Occupy your mind while fasting by busying yourself with an activity: watch a film, read a book, listen to music, take a nap, call a friend. Boredom tends to promote the need to eat, so stay preoccupied and the fasting time will pass by quickly without much difficulty.
There is no set protocol for how often to fast. Experience will tell you what works best for you. Fasting 1 or 2 days per week is a good starting point (6).
Words of Caution
Intermittent fasting may be counterproductive in those who have unstable blood sugar (hypoglycemia), adrenal fatigue, or thyroid problems (6). I would encourage stabilizing these conditions first before embarking on an intermittent fasting protocol.
Need help with intermittent fasting? Consider a consultation with Dr. C.
Another point of caution is not to fast for too long! Fasting beyond 24 hours leads to protein breakdown and increases nitrogen in the body. This could potentially be damaging to the kidneys (if you have a kidney condition) and could disrupt normal thyroid and adrenal function. When in doubt, ask your doctor.
1 Wilhelmi de Toledo, F. et al. (2013) Fasting Therapy – an Expert Panel Update of the 2002 Consensus Guidelines Forsch Komplementmed. 20:434–443.
2 Boschmann, M & Michalsen, A. (2013) Fasting Therapy – Old and New Perspectives. Forsch Komplementmed 20:410–411.
3 Hirschey, MD, et al. (2013) Suppression of Oxidative Stress by β-Hydroxybutyrate, an Endogenous Histone Deacetylase Inhibitor. Science. 339(6116): 211–214.

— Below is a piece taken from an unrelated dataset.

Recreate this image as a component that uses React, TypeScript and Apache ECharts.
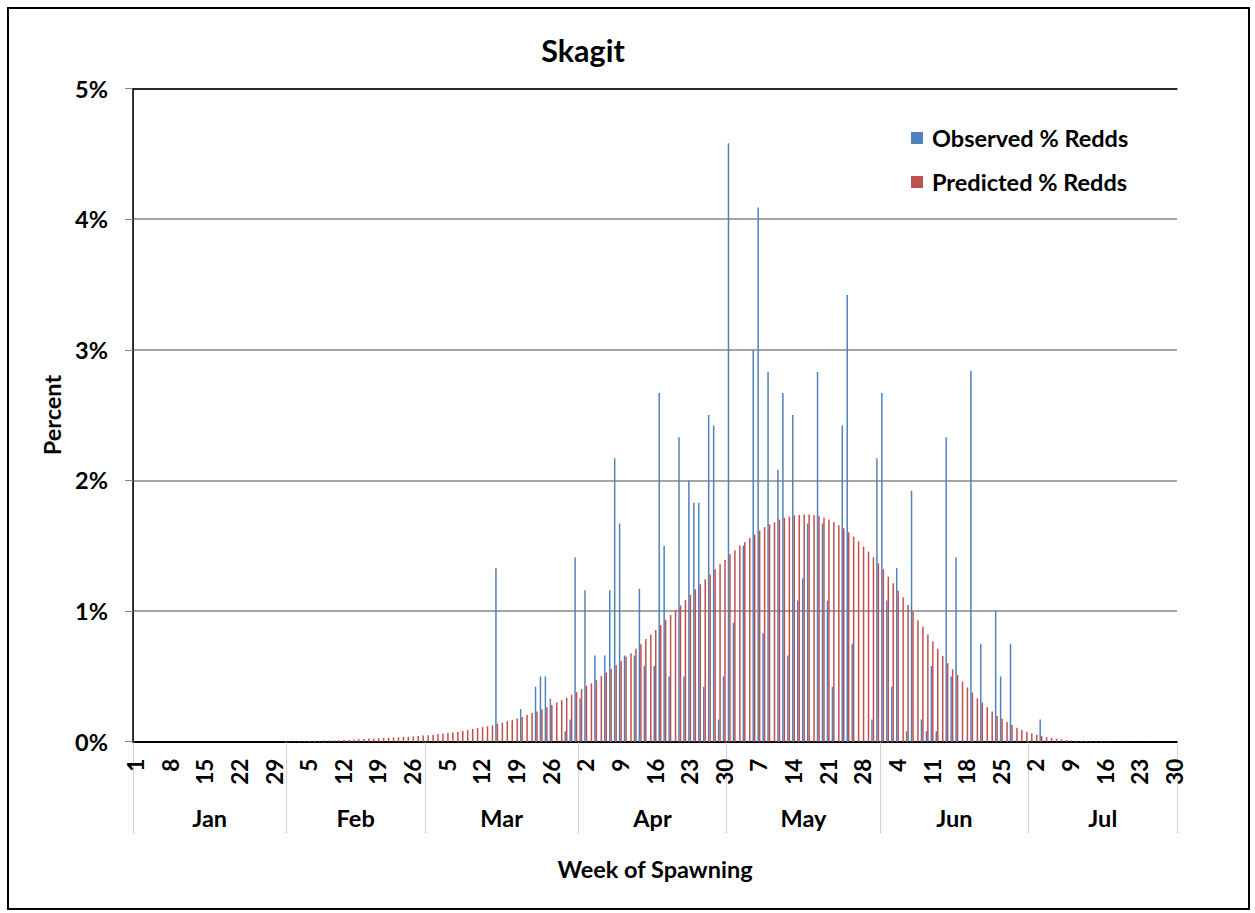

4 Merksamer PI, et al (2013) The sirtuins, oxidative stress and aging: an emerging link. AGING 5(3).
5 Michalsen A, Li C, Kaiser K, Lüdtke R, Meier L, Stange R, Kessler. (2013) In-Patient Treatment of Fibromyalgia: A Controlled Nonrandomized Comparison of Conventional Medicine versus Integrative Medicine including Fasting Therapy. Complement Alternat Med. 2013:908610.
6 Longo, VD & Mattson, MP (2014) Fasting: Molecular Mechanisms and Clinical Applications. Cell Metabolism. 19:181-192.